Female superhero toys are hard to come by. A company called HeroMe hopes to change that.
Launched in November 2014, HeroMe gives kids the option to create their own superheroes. Founder and CEO Josh Bryan wants to help children expand their imaginations beyond characters with pre-written stories.
"Batman will always have a Batcave, and Luke will always be Darth Vader’s son," Bryan said in an email to The Huffington Post. "We started HeroMe because we want all kids to have the power to create their own superhero story."
Currently, HeroMe lets kids choose from five different male heads along with five arms and five legs, each with a distinct trait. Whether they pick a helicopter arm or a sledgehammer leg, kids have the ability to create a superhero and then come up with its adventures. Now, HeroMe wants to expand their action figure selection by including female figures.
Since female characters aren't the standard in the action figure world, Bryan explained there was more of a learning curve in coming up with female prototypes. HeroMe has been working with designers since November to create new looks and torsos that differ from the stereotypical female toy. "Because it has not really been done before, we wanted to do it right," Bryan said.
He explained that the company started selling the male action figures in order to survive and wishes it could have offered female options from the beginning. "It was one of those startup decisions that was very frustrating to make," he said.
With the help of a Kickstarter campaign, HeroMe hopes to introduce female heads and torsos to its customizable action figures by Spring 2016. Bryan clarified that HeroMe Girl isn’t just for girls to play with -- boys should also add female superheroes to their collections.
"At HeroMe, we know it's important for girls to be exposed to strong female superheroes, but we also think it's just as important for boys to have powerful female superheroes as role models, too," he said.

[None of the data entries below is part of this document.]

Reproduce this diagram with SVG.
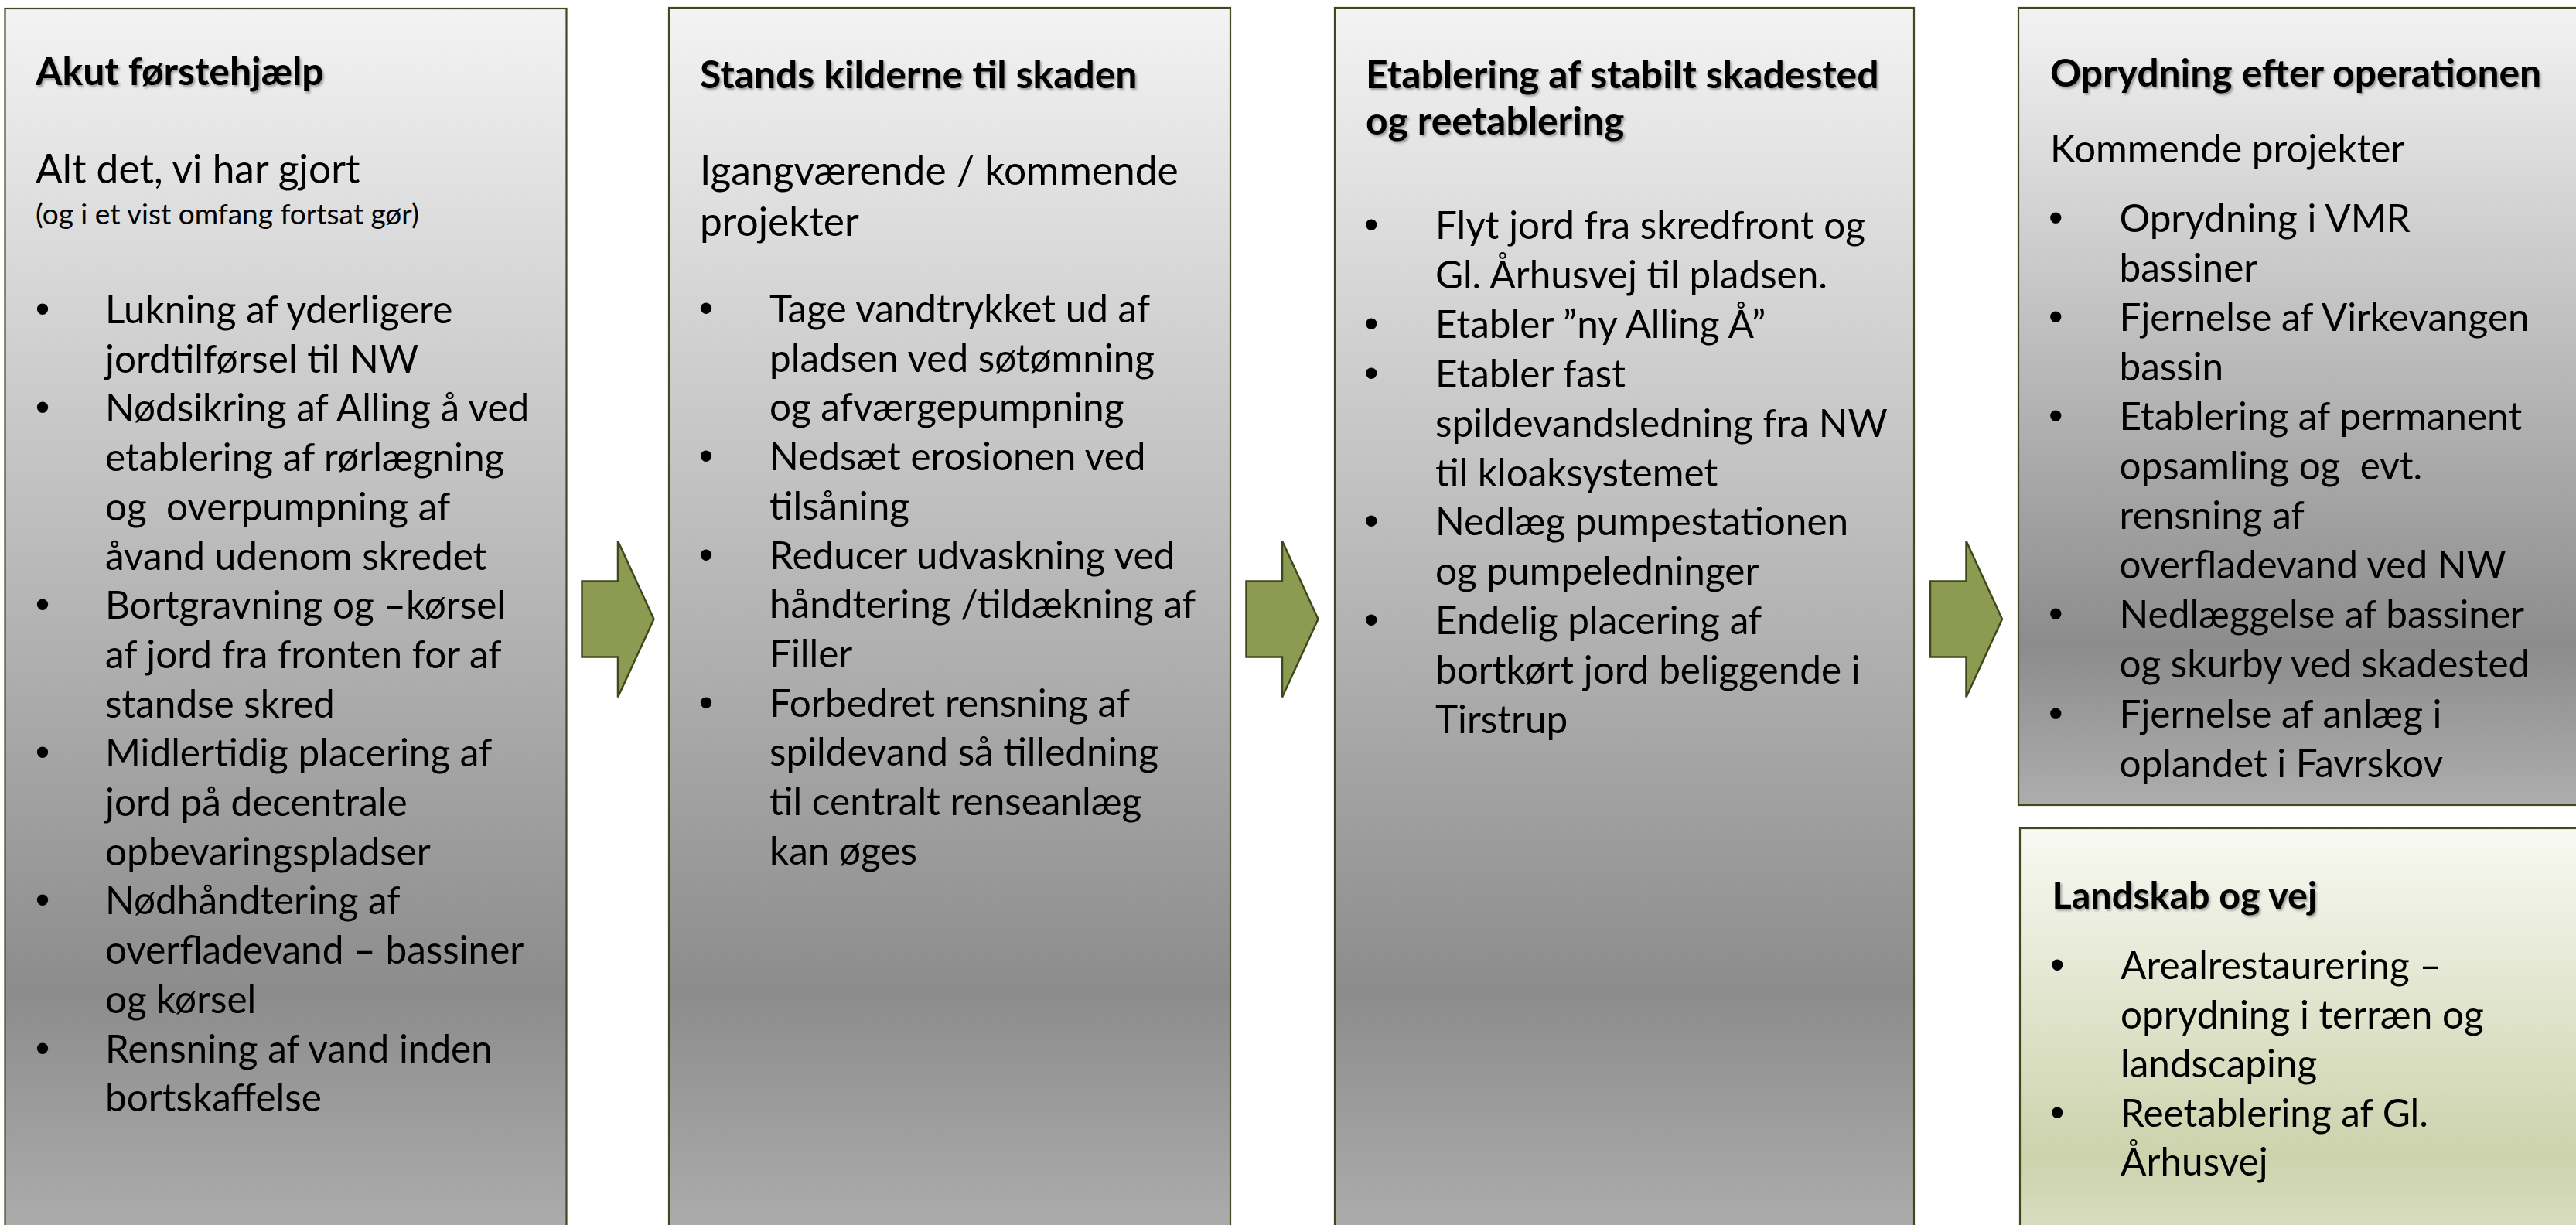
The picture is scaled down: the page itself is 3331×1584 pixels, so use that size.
<svg xmlns="http://www.w3.org/2000/svg" width="3331" height="1584" viewBox="0 0 3331 1584">
<style>
.box{stroke:#3f4a20;stroke-width:2.2}
.gray{fill:url(#gGray)}
.green{fill:url(#gGreen)}
.t{font-family:Lato,"Liberation Sans",sans-serif;font-weight:700;font-size:49.8px;fill:#000;filter:url(#shadow)}
.t2{font-size:48.5px}
.b{font-family:Lato,"Liberation Sans",sans-serif;font-size:49.5px;fill:#000}
.s{font-family:Lato,"Liberation Sans",sans-serif;font-size:51.5px;fill:#000}
.sm{font-family:Lato,"Liberation Sans",sans-serif;font-size:37px;fill:#000}
.bul{font-family:"Liberation Sans",Arial,sans-serif;font-size:53px;fill:#000}
.arrow{fill:#8c9a52;stroke:#3f4a1c;stroke-width:2.5;stroke-linejoin:miter}
</style>
<defs>
<linearGradient id="gGray" x1="0" y1="0" x2="0" y2="1">
<stop offset="0" stop-color="#f3f3f3"/>
<stop offset="0.8" stop-color="#8c8c8c"/>
<stop offset="1" stop-color="#adadad"/>
</linearGradient>
<linearGradient id="gGreen" x1="0" y1="0" x2="0" y2="1">
<stop offset="0" stop-color="#f8f9f3"/>
<stop offset="0.8" stop-color="#ccd3ac"/>
<stop offset="1" stop-color="#d9dec4"/>
</linearGradient>
<filter id="shadow" x="-5%" y="-20%" width="110%" height="150%">
<feDropShadow dx="2" dy="2.5" stdDeviation="1.5" flood-color="#000" flood-opacity="0.35"/>
</filter>
<path id="blockArrow" d="M0,-49 H46.5 V-101 L93,0 L46.5,101 V49 H0 Z"/>
</defs>
<rect width="3331" height="1584" fill="#ffffff"/>

<g id="node-akut">
<rect class="box gray" x="6.5" y="11" width="726" height="1590"/>
<text class="t" x="46" y="110">Akut førstehjælp</text>
<text class="s" x="46" y="237">Alt det, vi har gjort</text>
<text class="sm" x="46" y="290">(og i et vist omfang fortsat gør)</text>
<text class="bul" x="45.7" y="418">•</text>
<text class="b" x="136" y="418">Lukning af yderligere</text>
<text class="b" x="136" y="481.7">jordtilførsel til NW</text>
<text class="bul" x="45.7" y="545.4">•</text>
<text class="b" x="136" y="545.4">Nødsikring af Alling å ved</text>
<text class="b" x="136" y="609">etablering af rørlægning</text>
<text class="b" x="136" y="672.8" xml:space="preserve">og  overpumpning af</text>
<text class="b" x="136" y="736.5">åvand udenom skredet</text>
<text class="bul" x="45.7" y="800">•</text>
<text class="b" x="136" y="800">Bortgravning og –kørsel</text>
<text class="b" x="136" y="864">af jord fra fronten for af</text>
<text class="b" x="136" y="927.6">standse skred</text>
<text class="bul" x="45.7" y="991">•</text>
<text class="b" x="136" y="991">Midlertidig placering af</text>
<text class="b" x="136" y="1055">jord på decentrale</text>
<text class="b" x="136" y="1118.7">opbevaringspladser</text>
<text class="bul" x="45.7" y="1182">•</text>
<text class="b" x="136" y="1182">Nødhåndtering af</text>
<text class="b" x="136" y="1246">overfladevand – bassiner</text>
<text class="b" x="136" y="1310">og kørsel</text>
<text class="bul" x="45.7" y="1373.5">•</text>
<text class="b" x="136" y="1373.5">Rensning af vand inden</text>
<text class="b" x="136" y="1437">bortskaffelse</text>
</g>

<g id="node-stands">
<rect class="box gray" x="865" y="10" width="726" height="1591"/>
<text class="t" x="905" y="114">Stands kilderne til skaden</text>
<text class="s" x="905" y="239">Igangværende / kommende</text>
<text class="s" x="905" y="304.5">projekter</text>
<text class="bul" x="903.7" y="417">•</text>
<text class="b" x="995" y="417">Tage vandtrykket ud af</text>
<text class="b" x="995" y="480.7">pladsen ved søtømning</text>
<text class="b" x="995" y="544.4">og afværgepumpning</text>
<text class="bul" x="903.7" y="608">•</text>
<text class="b" x="995" y="608">Nedsæt erosionen ved</text>
<text class="b" x="995" y="671.8">tilsåning</text>
<text class="bul" x="903.7" y="735.5">•</text>
<text class="b" x="995" y="735.5">Reducer udvaskning ved</text>
<text class="b" x="995" y="799">håndtering /tildækning af</text>
<text class="b" x="995" y="863">Filler</text>
<text class="bul" x="903.7" y="926.6">•</text>
<text class="b" x="995" y="926.6">Forbedret rensning af</text>
<text class="b" x="995" y="990">spildevand så tilledning</text>
<text class="b" x="995" y="1054">til centralt renseanlæg</text>
<text class="b" x="995" y="1117.7">kan øges</text>
</g>

<g id="node-etablering">
<rect class="box gray" x="1726" y="10" width="749" height="1591"/>
<text class="t" x="1766" y="114">Etablering af stabilt skadested</text>
<text class="t" x="1766" y="174">og reetablering</text>
<text class="bul" x="1764" y="309">•</text>
<text class="b" x="1856" y="309">Flyt jord fra skredfront og</text>
<text class="b" x="1856" y="373">Gl. Århusvej til pladsen.</text>
<text class="bul" x="1764" y="437">•</text>
<text class="b" x="1856" y="437">Etabler ”ny Alling Å”</text>
<text class="bul" x="1764" y="501">•</text>
<text class="b" x="1856" y="501">Etabler fast</text>
<text class="b" x="1856" y="565">spildevandsledning fra NW</text>
<text class="b" x="1856" y="628.5">til kloaksystemet</text>
<text class="bul" x="1764" y="692">•</text>
<text class="b" x="1856" y="692">Nedlæg pumpestationen</text>
<text class="b" x="1856" y="756">og pumpeledninger</text>
<text class="bul" x="1764" y="820">•</text>
<text class="b" x="1856" y="820">Endelig placering af</text>
<text class="b" x="1856" y="884">bortkørt jord beliggende i</text>
<text class="b" x="1856" y="948">Tirstrup</text>
</g>

<g id="node-oprydning">
<rect class="box gray" x="2610" y="10" width="740" height="1031"/>
<text class="t" x="2651" y="111.5">Oprydning efter operationen</text>
<text class="b" x="2651" y="209.6">Kommende projekter</text>
<text class="bul" x="2649" y="299.5">•</text>
<text class="b" x="2740.5" y="299.5">Oprydning i VMR</text>
<text class="b" x="2740.5" y="363.6">bassiner</text>
<text class="bul" x="2649" y="427.7">•</text>
<text class="b" x="2740.5" y="427.7">Fjernelse af Virkevangen</text>
<text class="b" x="2740.5" y="491.8">bassin</text>
<text class="bul" x="2649" y="556">•</text>
<text class="b" x="2740.5" y="556">Etablering af permanent</text>
<text class="b" x="2740.5" y="620" xml:space="preserve">opsamling og  evt.</text>
<text class="b" x="2740.5" y="684">rensning af</text>
<text class="b" x="2740.5" y="748">overfladevand ved NW</text>
<text class="bul" x="2649" y="812">•</text>
<text class="b" x="2740.5" y="812">Nedlæggelse af bassiner</text>
<text class="b" x="2740.5" y="876">og skurby ved skadested</text>
<text class="bul" x="2649" y="940.5">•</text>
<text class="b" x="2740.5" y="940.5">Fjernelse af anlæg i</text>
<text class="b" x="2740.5" y="1004.6">oplandet i Favrskov</text>
</g>

<g id="node-landskab">
<rect class="box green" x="2612" y="1071" width="740" height="530"/>
<text class="t t2" x="2653.5" y="1175">Landskab og vej</text>
<text class="bul" x="2651" y="1266">•</text>
<text class="b" x="2742" y="1266">Arealrestaurering –</text>
<text class="b" x="2742" y="1329.5">oprydning i terræn og</text>
<text class="b" x="2742" y="1393">landscaping</text>
<text class="bul" x="2651" y="1456.5">•</text>
<text class="b" x="2742" y="1456.5">Reetablering af Gl.</text>
<text class="b" x="2742" y="1520">Århusvej</text>
</g>

<g id="connectors">
<use href="#blockArrow" class="arrow" transform="translate(752.5,800.5)"/>
<use href="#blockArrow" class="arrow" transform="translate(1611.5,800.5)"/>
<use href="#blockArrow" class="arrow" transform="translate(2496,800.5)"/>
</g>
</svg>
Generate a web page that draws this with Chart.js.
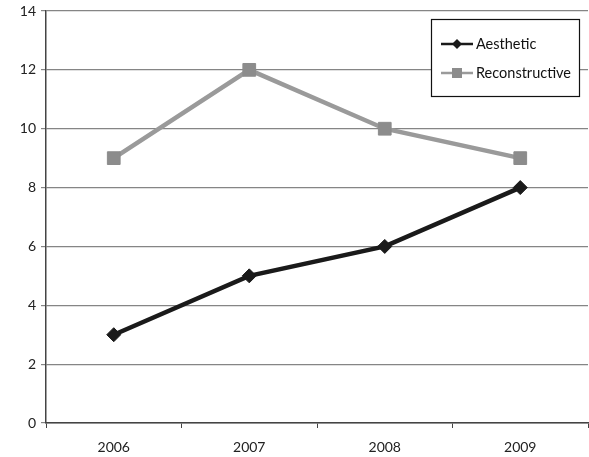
<!DOCTYPE html>
<html>
<head>
<meta charset="utf-8">
<script src="https://cdn.jsdelivr.net/npm/chart.js@4/dist/chart.umd.min.js"></script>
<style>
  html, body { margin: 0; padding: 0; background: #fff; }
  #wrap { width: 589px; height: 457px; }
</style>
</head>
<body>
<div id="wrap"><canvas id="c" width="589" height="457"></canvas></div>
<script>
// Years on the category axis
const years = ['2006', '2007', '2008', '2009'];
// Yearly counts per procedure type
const aesthetic = [3, 5, 6, 8];
const reconstructive = [9, 12, 10, 9];
// Value axis range
const yMin = 0;
const yMax = 14;
const yStep = 2;

const FONT = 'Lato, "Open Sans", sans-serif';

// Boxed legend in the upper-right corner of the plot area
const boxLegend = {
  id: 'boxLegend',
  afterDraw(chart) {
    const ctx = chart.ctx;
    const x0 = 431, y0 = 19, w = 148, h = 77;
    ctx.save();
    ctx.fillStyle = '#fff';
    ctx.fillRect(x0, y0, w, h);
    ctx.strokeStyle = '#111';
    ctx.lineWidth = 1.2;
    ctx.strokeRect(x0 + 0.5, y0 + 0.5, w, h);
    const rows = [y0 + 25, y0 + 54];
    chart.data.datasets.forEach((ds, i) => {
      const y = rows[i];
      const lx1 = x0 + 10, lx2 = x0 + 42, mx = (lx1 + lx2) / 2;
      ctx.strokeStyle = ds.borderColor;
      ctx.lineWidth = 2.5;
      ctx.beginPath();
      ctx.moveTo(lx1, y);
      ctx.lineTo(lx2, y);
      ctx.stroke();
      ctx.fillStyle = ds.pointBackgroundColor;
      ctx.beginPath();
      if (ds.pointStyle === 'rectRot') {
        const r = 5;
        ctx.moveTo(mx, y - r); ctx.lineTo(mx + r, y); ctx.lineTo(mx, y + r); ctx.lineTo(mx - r, y);
        ctx.closePath();
      } else {
        ctx.rect(mx - 5, y - 5, 10, 10);
      }
      ctx.fill();
      ctx.fillStyle = '#111';
      ctx.font = '14.5px ' + FONT;
      ctx.textBaseline = 'middle';
      ctx.textAlign = 'left';
      ctx.fillText(ds.label, lx2 + 3, y);
    });
    ctx.restore();
  }
};

new Chart(document.getElementById('c'), {
  type: 'line',
  data: {
    labels: years,
    datasets: [
      {
        label: 'Aesthetic',
        data: aesthetic,
        borderColor: '#1a1a1a',
        backgroundColor: '#1a1a1a',
        pointBackgroundColor: '#1a1a1a',
        pointBorderColor: '#1a1a1a',
        borderWidth: 4.5,
        pointStyle: 'rectRot',
        pointRadius: 7,
        pointBorderWidth: 1,
        tension: 0
      },
      {
        label: 'Reconstructive',
        data: reconstructive,
        borderColor: '#9a9a9a',
        backgroundColor: '#8c8c8c',
        pointBackgroundColor: '#8c8c8c',
        pointBorderColor: '#8c8c8c',
        borderWidth: 4.5,
        pointStyle: 'rect',
        pointRadius: 9,
        pointBorderWidth: 1,
        tension: 0
      }
    ]
  },
  options: {
    responsive: false,
    animation: false,
    devicePixelRatio: 1,
    layout: { autoPadding: false, padding: { top: 11, right: 1, left: 0, bottom: 0 } },
    plugins: {
      legend: { display: false },
      tooltip: { enabled: false }
    },
    scales: {
      x: {
        offset: true,
        grid: {
          display: true,
          offset: true,
          drawOnChartArea: false,
          drawTicks: true,
          tickLength: 5,
          color: '#444'
        },
        border: { display: true, color: '#444', width: 1.5 },
        ticks: {
          color: '#222',
          font: { family: FONT, size: 14 },
          padding: 11,
          maxRotation: 0
        },
        afterFit(scale) {
          scale.height = 34;
          scale.paddingLeft = 0;
          scale.paddingRight = 0;
        }
      },
      y: {
        min: yMin,
        max: yMax,
        grid: {
          color: '#858585',
          lineWidth: 1.2,
          drawTicks: true,
          tickLength: 5
        },
        border: { display: true, color: '#444', width: 1.5 },
        ticks: {
          stepSize: yStep,
          color: '#222',
          font: { family: FONT, size: 14 },
          padding: 5
        },
        afterFit(scale) {
          scale.width = 46;
          scale.paddingTop = 0;
        }
      }
    }
  },
  plugins: [boxLegend]
});
</script>
</body>
</html>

That's why the company plans on dropping the word "girl" from the project as soon as it secures funding to manufacture the female heads and torsos.
By replacing the skin-baring female characters typically on shelves today with strong and confident leaders, HeroMe Girl aims to redefine the role of the female superhero. Its mission will continue if the company can raise $25,000 before the Kickstarter ends on June 26. At press time, a little more than $2,600 had been raised.
For Bryan, moving forward with this new chapter for HeroMe is another step in helping kids expand their imaginations and express themselves. Kids design the superhero. Kids choose a name. Now, it's their turn to write the story.